> **What is required**
All of the data that follows should be retyped exactly, please, except the pictures.

> **Material**
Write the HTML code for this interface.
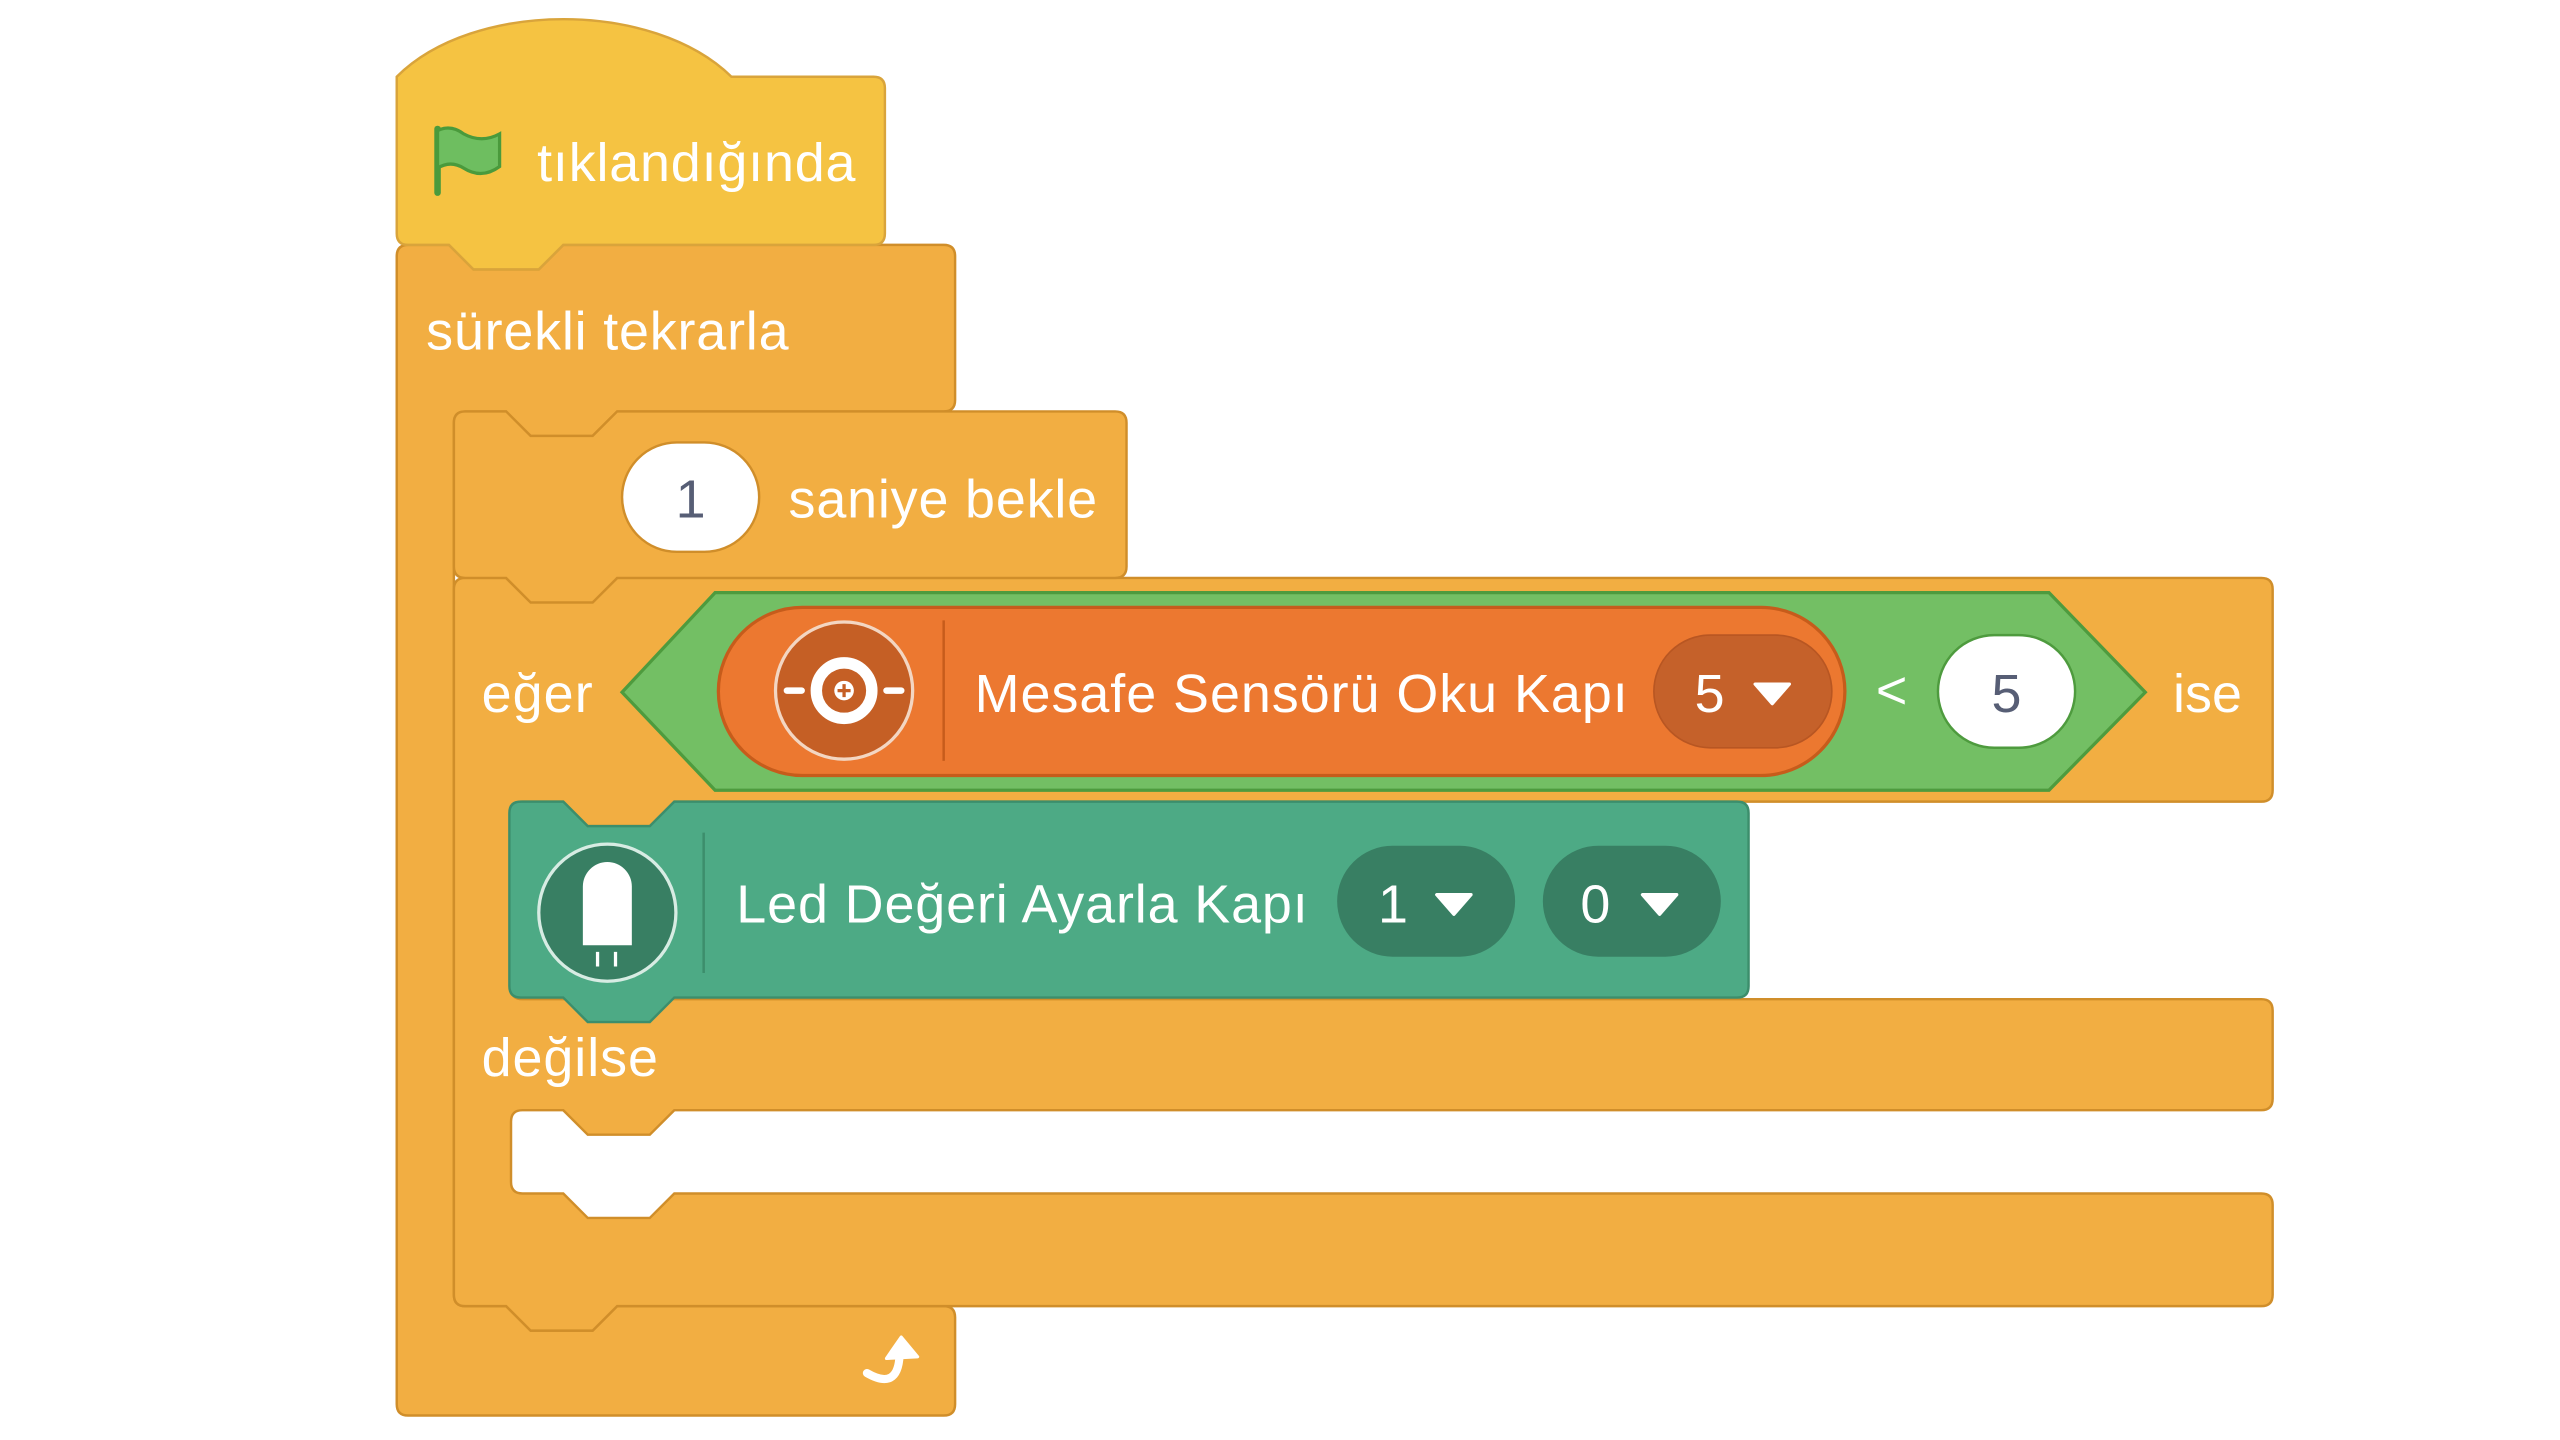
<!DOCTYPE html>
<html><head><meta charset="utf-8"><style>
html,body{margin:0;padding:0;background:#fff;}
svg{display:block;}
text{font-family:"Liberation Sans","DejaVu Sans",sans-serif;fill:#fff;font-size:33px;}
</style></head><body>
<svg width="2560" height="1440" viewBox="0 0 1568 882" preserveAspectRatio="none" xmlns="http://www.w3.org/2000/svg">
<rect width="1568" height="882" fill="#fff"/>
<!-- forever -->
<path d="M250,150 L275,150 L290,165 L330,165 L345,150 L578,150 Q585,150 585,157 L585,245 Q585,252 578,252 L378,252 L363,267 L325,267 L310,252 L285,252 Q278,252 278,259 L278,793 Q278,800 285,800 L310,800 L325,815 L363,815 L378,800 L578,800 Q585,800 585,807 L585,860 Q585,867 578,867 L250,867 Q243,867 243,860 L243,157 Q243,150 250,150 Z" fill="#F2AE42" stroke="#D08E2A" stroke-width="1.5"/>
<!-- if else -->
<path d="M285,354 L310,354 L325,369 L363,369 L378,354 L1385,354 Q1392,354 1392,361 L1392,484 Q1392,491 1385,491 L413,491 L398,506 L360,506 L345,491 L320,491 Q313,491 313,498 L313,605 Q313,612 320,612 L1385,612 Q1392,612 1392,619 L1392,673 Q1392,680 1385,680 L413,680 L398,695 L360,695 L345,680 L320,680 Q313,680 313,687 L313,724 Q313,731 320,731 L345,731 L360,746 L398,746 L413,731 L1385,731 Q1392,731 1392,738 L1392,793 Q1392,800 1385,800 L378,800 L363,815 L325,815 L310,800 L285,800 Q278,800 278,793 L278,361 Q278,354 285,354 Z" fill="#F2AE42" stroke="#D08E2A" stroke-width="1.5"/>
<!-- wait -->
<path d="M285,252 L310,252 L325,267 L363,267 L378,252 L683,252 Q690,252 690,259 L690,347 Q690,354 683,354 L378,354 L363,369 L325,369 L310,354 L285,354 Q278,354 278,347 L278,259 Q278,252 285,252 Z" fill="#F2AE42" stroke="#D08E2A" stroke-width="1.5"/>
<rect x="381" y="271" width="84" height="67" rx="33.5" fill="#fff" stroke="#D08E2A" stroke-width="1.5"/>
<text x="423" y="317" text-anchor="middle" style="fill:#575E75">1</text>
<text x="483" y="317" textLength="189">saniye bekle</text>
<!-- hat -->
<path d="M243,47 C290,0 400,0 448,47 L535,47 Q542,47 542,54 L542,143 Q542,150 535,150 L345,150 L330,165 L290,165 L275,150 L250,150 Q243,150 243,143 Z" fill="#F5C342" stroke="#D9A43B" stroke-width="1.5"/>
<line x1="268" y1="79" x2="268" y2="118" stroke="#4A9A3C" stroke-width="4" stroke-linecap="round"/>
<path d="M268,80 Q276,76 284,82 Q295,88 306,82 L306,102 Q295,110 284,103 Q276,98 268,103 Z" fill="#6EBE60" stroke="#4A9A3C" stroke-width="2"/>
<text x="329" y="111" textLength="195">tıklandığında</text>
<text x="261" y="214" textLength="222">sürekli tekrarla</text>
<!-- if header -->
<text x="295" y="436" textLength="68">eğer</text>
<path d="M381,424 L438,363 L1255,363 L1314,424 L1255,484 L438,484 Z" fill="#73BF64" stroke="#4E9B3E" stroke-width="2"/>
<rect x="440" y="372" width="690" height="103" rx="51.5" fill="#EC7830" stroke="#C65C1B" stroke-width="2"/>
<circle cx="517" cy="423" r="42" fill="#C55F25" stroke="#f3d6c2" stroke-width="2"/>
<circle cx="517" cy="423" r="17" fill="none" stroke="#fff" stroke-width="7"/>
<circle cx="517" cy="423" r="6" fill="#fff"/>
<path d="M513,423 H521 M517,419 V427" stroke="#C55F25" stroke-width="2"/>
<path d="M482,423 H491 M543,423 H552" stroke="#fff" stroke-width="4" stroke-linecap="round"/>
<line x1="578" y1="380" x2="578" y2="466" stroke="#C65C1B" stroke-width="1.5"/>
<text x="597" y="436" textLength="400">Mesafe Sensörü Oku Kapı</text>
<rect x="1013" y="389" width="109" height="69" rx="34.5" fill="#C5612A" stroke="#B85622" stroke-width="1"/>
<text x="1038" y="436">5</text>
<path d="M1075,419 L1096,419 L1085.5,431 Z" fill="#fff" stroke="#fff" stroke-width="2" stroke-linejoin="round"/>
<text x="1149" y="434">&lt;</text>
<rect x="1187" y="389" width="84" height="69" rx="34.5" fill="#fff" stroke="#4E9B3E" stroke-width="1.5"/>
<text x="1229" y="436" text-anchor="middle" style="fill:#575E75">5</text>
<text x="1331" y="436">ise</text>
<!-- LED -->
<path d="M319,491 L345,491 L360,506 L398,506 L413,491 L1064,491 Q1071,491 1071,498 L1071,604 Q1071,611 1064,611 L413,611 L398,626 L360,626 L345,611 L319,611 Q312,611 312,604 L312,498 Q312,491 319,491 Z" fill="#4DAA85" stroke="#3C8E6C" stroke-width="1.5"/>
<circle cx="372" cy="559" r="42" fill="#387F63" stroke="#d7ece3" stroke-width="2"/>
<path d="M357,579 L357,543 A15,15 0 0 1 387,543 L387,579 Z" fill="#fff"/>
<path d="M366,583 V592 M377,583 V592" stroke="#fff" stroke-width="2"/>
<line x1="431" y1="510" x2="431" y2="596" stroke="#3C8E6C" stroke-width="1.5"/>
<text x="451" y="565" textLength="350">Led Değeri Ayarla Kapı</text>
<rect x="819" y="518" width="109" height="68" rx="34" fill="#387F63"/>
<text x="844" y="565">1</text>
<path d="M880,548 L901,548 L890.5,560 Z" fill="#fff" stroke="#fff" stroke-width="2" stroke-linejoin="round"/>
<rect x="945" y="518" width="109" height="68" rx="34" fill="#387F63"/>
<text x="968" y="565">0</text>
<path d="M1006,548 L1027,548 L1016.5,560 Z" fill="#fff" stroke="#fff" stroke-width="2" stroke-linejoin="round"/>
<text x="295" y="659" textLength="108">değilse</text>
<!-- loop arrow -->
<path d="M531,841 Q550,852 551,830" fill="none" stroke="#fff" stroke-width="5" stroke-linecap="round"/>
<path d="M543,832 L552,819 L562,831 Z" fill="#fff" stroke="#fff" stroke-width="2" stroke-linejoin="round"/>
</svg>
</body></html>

> **Exercise output**
Write the HTML code for this interface.
<!DOCTYPE html>
<html><head><meta charset="utf-8"><style>
html,body{margin:0;padding:0;background:#fff;}
svg{display:block;}
text{font-family:"Liberation Sans","DejaVu Sans",sans-serif;fill:#fff;font-size:33px;}
</style></head><body>
<svg width="2560" height="1440" viewBox="0 0 1568 882" preserveAspectRatio="none" xmlns="http://www.w3.org/2000/svg">
<rect width="1568" height="882" fill="#fff"/>
<!-- forever -->
<path d="M250,150 L275,150 L290,165 L330,165 L345,150 L578,150 Q585,150 585,157 L585,245 Q585,252 578,252 L378,252 L363,267 L325,267 L310,252 L285,252 Q278,252 278,259 L278,793 Q278,800 285,800 L310,800 L325,815 L363,815 L378,800 L578,800 Q585,800 585,807 L585,860 Q585,867 578,867 L250,867 Q243,867 243,860 L243,157 Q243,150 250,150 Z" fill="#F2AE42" stroke="#D08E2A" stroke-width="1.5"/>
<!-- if else -->
<path d="M285,354 L310,354 L325,369 L363,369 L378,354 L1385,354 Q1392,354 1392,361 L1392,484 Q1392,491 1385,491 L413,491 L398,506 L360,506 L345,491 L320,491 Q313,491 313,498 L313,605 Q313,612 320,612 L1385,612 Q1392,612 1392,619 L1392,673 Q1392,680 1385,680 L413,680 L398,695 L360,695 L345,680 L320,680 Q313,680 313,687 L313,724 Q313,731 320,731 L345,731 L360,746 L398,746 L413,731 L1385,731 Q1392,731 1392,738 L1392,793 Q1392,800 1385,800 L378,800 L363,815 L325,815 L310,800 L285,800 Q278,800 278,793 L278,361 Q278,354 285,354 Z" fill="#F2AE42" stroke="#D08E2A" stroke-width="1.5"/>
<!-- wait -->
<path d="M285,252 L310,252 L325,267 L363,267 L378,252 L683,252 Q690,252 690,259 L690,347 Q690,354 683,354 L378,354 L363,369 L325,369 L310,354 L285,354 Q278,354 278,347 L278,259 Q278,252 285,252 Z" fill="#F2AE42" stroke="#D08E2A" stroke-width="1.5"/>
<rect x="381" y="271" width="84" height="67" rx="33.5" fill="#fff" stroke="#D08E2A" stroke-width="1.5"/>
<text x="423" y="317" text-anchor="middle" style="fill:#575E75">1</text>
<text x="483" y="317" textLength="189">saniye bekle</text>
<!-- hat -->
<path d="M243,47 C290,0 400,0 448,47 L535,47 Q542,47 542,54 L542,143 Q542,150 535,150 L345,150 L330,165 L290,165 L275,150 L250,150 Q243,150 243,143 Z" fill="#F5C342" stroke="#D9A43B" stroke-width="1.5"/>
<line x1="268" y1="79" x2="268" y2="118" stroke="#4A9A3C" stroke-width="4" stroke-linecap="round"/>
<path d="M268,80 Q276,76 284,82 Q295,88 306,82 L306,102 Q295,110 284,103 Q276,98 268,103 Z" fill="#6EBE60" stroke="#4A9A3C" stroke-width="2"/>
<text x="329" y="111" textLength="195">tıklandığında</text>
<text x="261" y="214" textLength="222">sürekli tekrarla</text>
<!-- if header -->
<text x="295" y="436" textLength="68">eğer</text>
<path d="M381,424 L438,363 L1255,363 L1314,424 L1255,484 L438,484 Z" fill="#73BF64" stroke="#4E9B3E" stroke-width="2"/>
<rect x="440" y="372" width="690" height="103" rx="51.5" fill="#EC7830" stroke="#C65C1B" stroke-width="2"/>
<circle cx="517" cy="423" r="42" fill="#C55F25" stroke="#f3d6c2" stroke-width="2"/>
<circle cx="517" cy="423" r="17" fill="none" stroke="#fff" stroke-width="7"/>
<circle cx="517" cy="423" r="6" fill="#fff"/>
<path d="M513,423 H521 M517,419 V427" stroke="#C55F25" stroke-width="2"/>
<path d="M482,423 H491 M543,423 H552" stroke="#fff" stroke-width="4" stroke-linecap="round"/>
<line x1="578" y1="380" x2="578" y2="466" stroke="#C65C1B" stroke-width="1.5"/>
<text x="597" y="436" textLength="400">Mesafe Sensörü Oku Kapı</text>
<rect x="1013" y="389" width="109" height="69" rx="34.5" fill="#C5612A" stroke="#B85622" stroke-width="1"/>
<text x="1038" y="436">5</text>
<path d="M1075,419 L1096,419 L1085.5,431 Z" fill="#fff" stroke="#fff" stroke-width="2" stroke-linejoin="round"/>
<text x="1149" y="434">&lt;</text>
<rect x="1187" y="389" width="84" height="69" rx="34.5" fill="#fff" stroke="#4E9B3E" stroke-width="1.5"/>
<text x="1229" y="436" text-anchor="middle" style="fill:#575E75">5</text>
<text x="1331" y="436">ise</text>
<!-- LED -->
<path d="M319,491 L345,491 L360,506 L398,506 L413,491 L1064,491 Q1071,491 1071,498 L1071,604 Q1071,611 1064,611 L413,611 L398,626 L360,626 L345,611 L319,611 Q312,611 312,604 L312,498 Q312,491 319,491 Z" fill="#4DAA85" stroke="#3C8E6C" stroke-width="1.5"/>
<circle cx="372" cy="559" r="42" fill="#387F63" stroke="#d7ece3" stroke-width="2"/>
<path d="M357,579 L357,543 A15,15 0 0 1 387,543 L387,579 Z" fill="#fff"/>
<path d="M366,583 V592 M377,583 V592" stroke="#fff" stroke-width="2"/>
<line x1="431" y1="510" x2="431" y2="596" stroke="#3C8E6C" stroke-width="1.5"/>
<text x="451" y="565" textLength="350">Led Değeri Ayarla Kapı</text>
<rect x="819" y="518" width="109" height="68" rx="34" fill="#387F63"/>
<text x="844" y="565">1</text>
<path d="M880,548 L901,548 L890.5,560 Z" fill="#fff" stroke="#fff" stroke-width="2" stroke-linejoin="round"/>
<rect x="945" y="518" width="109" height="68" rx="34" fill="#387F63"/>
<text x="968" y="565">0</text>
<path d="M1006,548 L1027,548 L1016.5,560 Z" fill="#fff" stroke="#fff" stroke-width="2" stroke-linejoin="round"/>
<text x="295" y="659" textLength="108">değilse</text>
<!-- loop arrow -->
<path d="M531,841 Q550,852 551,830" fill="none" stroke="#fff" stroke-width="5" stroke-linecap="round"/>
<path d="M543,832 L552,819 L562,831 Z" fill="#fff" stroke="#fff" stroke-width="2" stroke-linejoin="round"/>
</svg>
</body></html>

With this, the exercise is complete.